Les racines du FN
Article paru dans l'édition du 6 octobre 1997.
« Ils ont voté et puis après ? », chantait Léo Ferré. Oui, le conseil municipal de Vitrolles, à majorité Front national, a voté vendredi soir pour le changement du nom de la ville et pour débaptiser huit noms de rues et places. Pour, disent-ils, « réenraciner la ville dans son identité provençale et ses valeurs universelles », les élus vitrollais devaient « prendre des mesures d’urgence ».
Proposer « Vitrolles-en-Provence ». Et puis surtout, laver les rues de certains noms indignes, ceux de Mandela (sans commentaire), de Mitterrand, de Tjibaou (cet « agitateur et terroriste, coupable d’avoir assassiné des gendarmes français à la machette ») ou encore de Dulcie September (la militante de l’ANC assassinée en France et qualifiée d’« agitatrice africaine »). « Retrouver de vraies racines », affirment-ils. La place de Provence efface donc la place Nelson-Mandela. Le square Marguerite-de-Provence élimine le square Dulcie-September. L’avenue Jean-Pierre-Stirbois (ex-numéro deux du FN) raye l’avenue Jean-Marie Tjibaou.

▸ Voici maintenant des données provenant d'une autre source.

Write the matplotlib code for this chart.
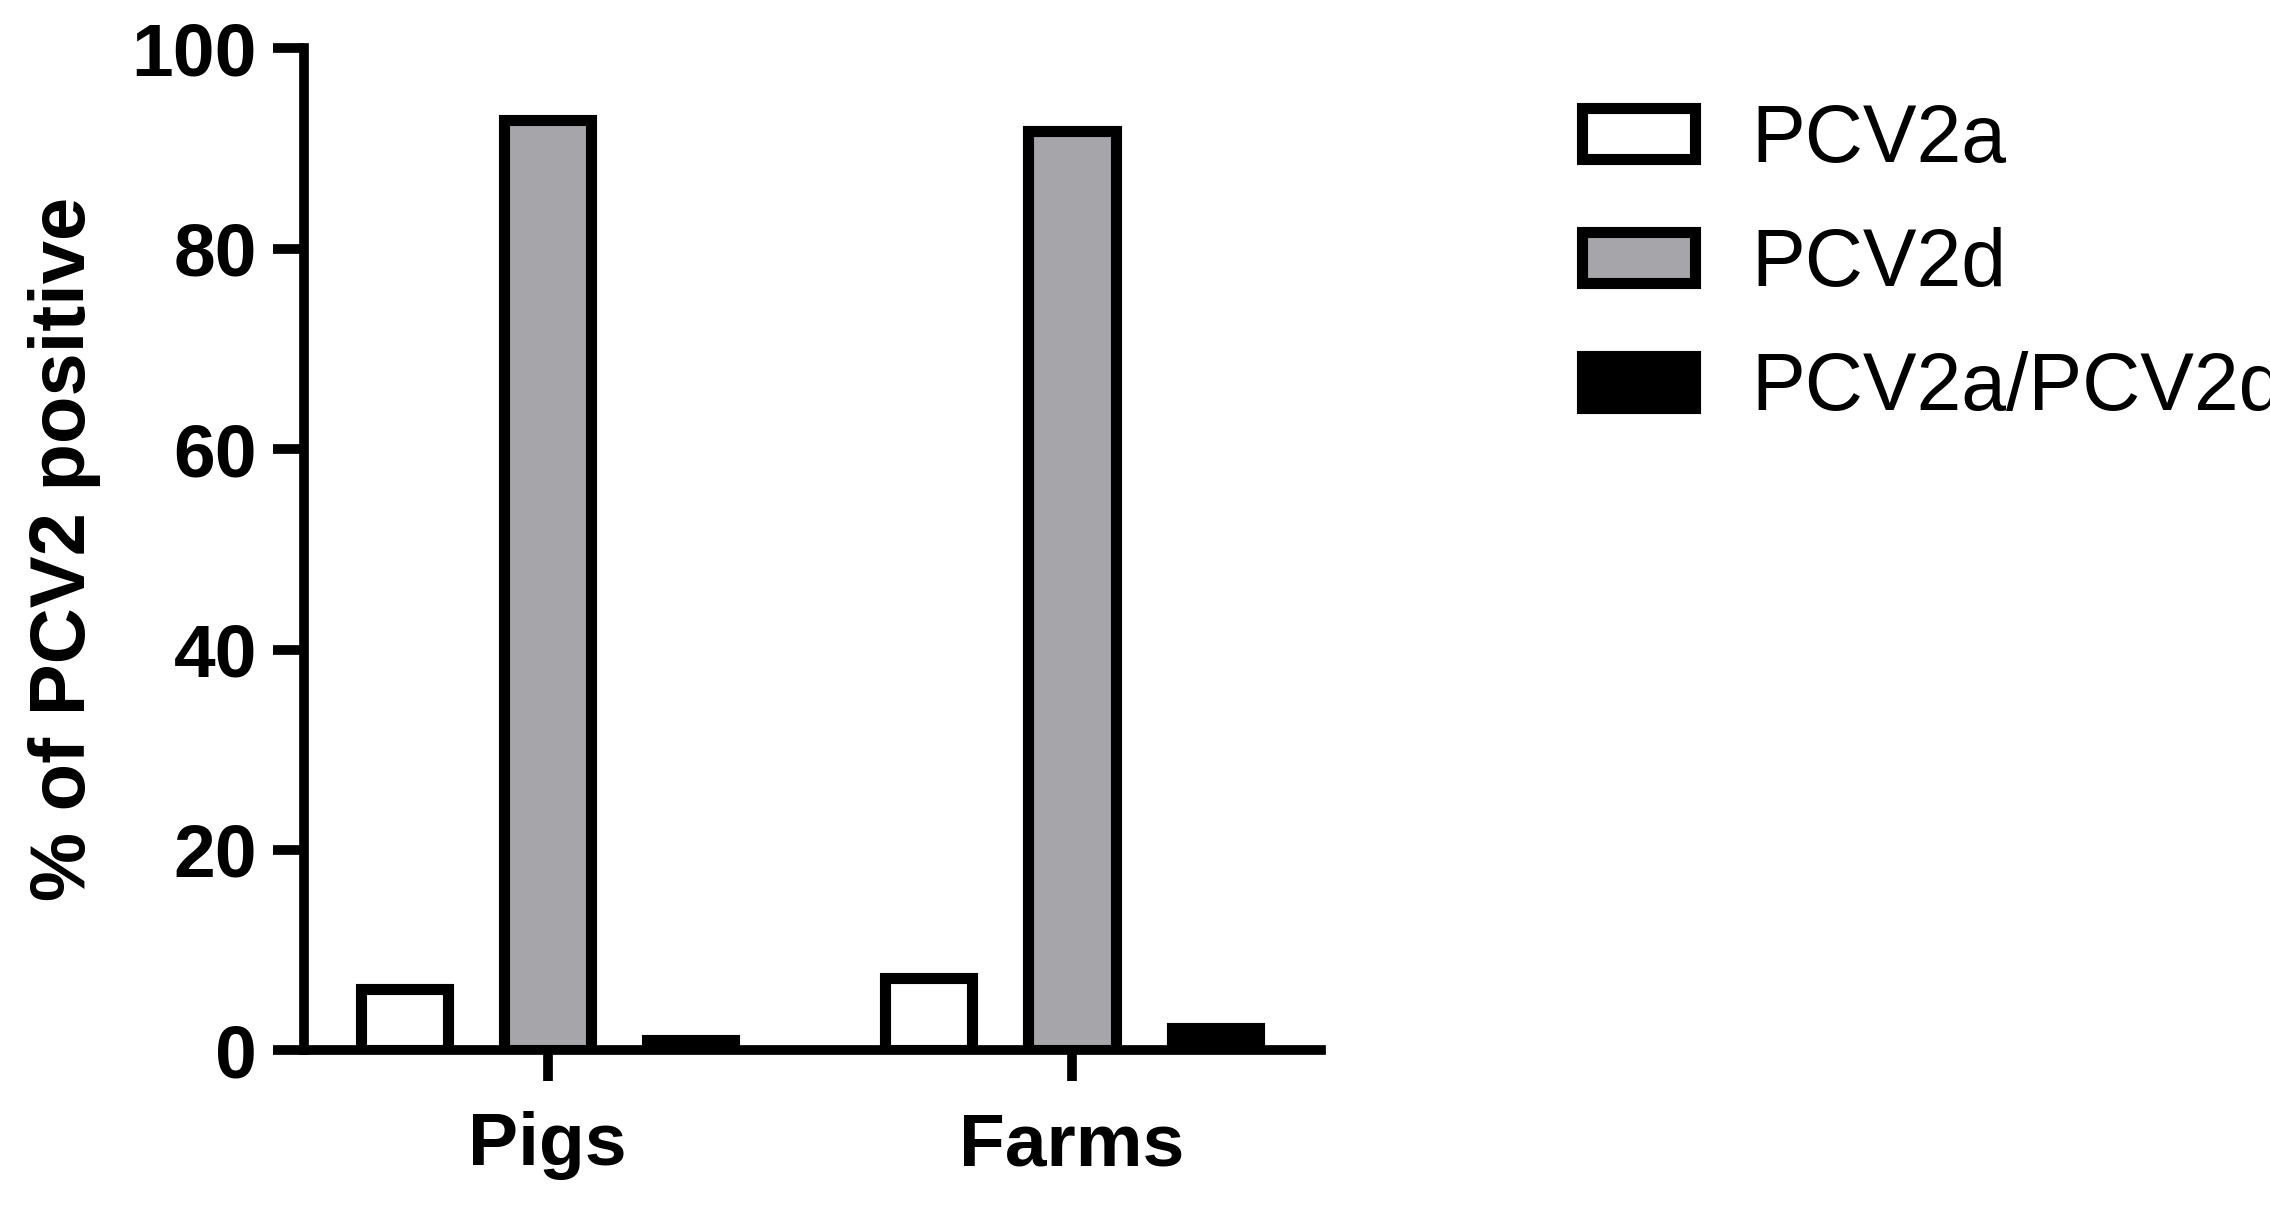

Les Mégret, Catherine et l’autre, n’ont d’ailleurs pas assisté aux débats - ouverts il est vrai, à la demande de l’ancien maire socialiste Jean-Jacques Anglade, par une minute de silence en mémoire des victimes de l’Holocauste. « Vous voulez tirer un trait sur l’Histoire et effacer les mémoires pour mieux revenir sur votre idéologie, votre nostalgie de l’apartheid et du colonialisme », s’est indigné Henri Agarrat, élu communiste. La décision de transformer le nom de la ville, elle, devra être entérinée par le ministère de l’Intérieur après avis du conseil général des Bouches-du-Rhône et du Conseil d’Etat. L’Etat c’est la République. Et le FN attaque la République.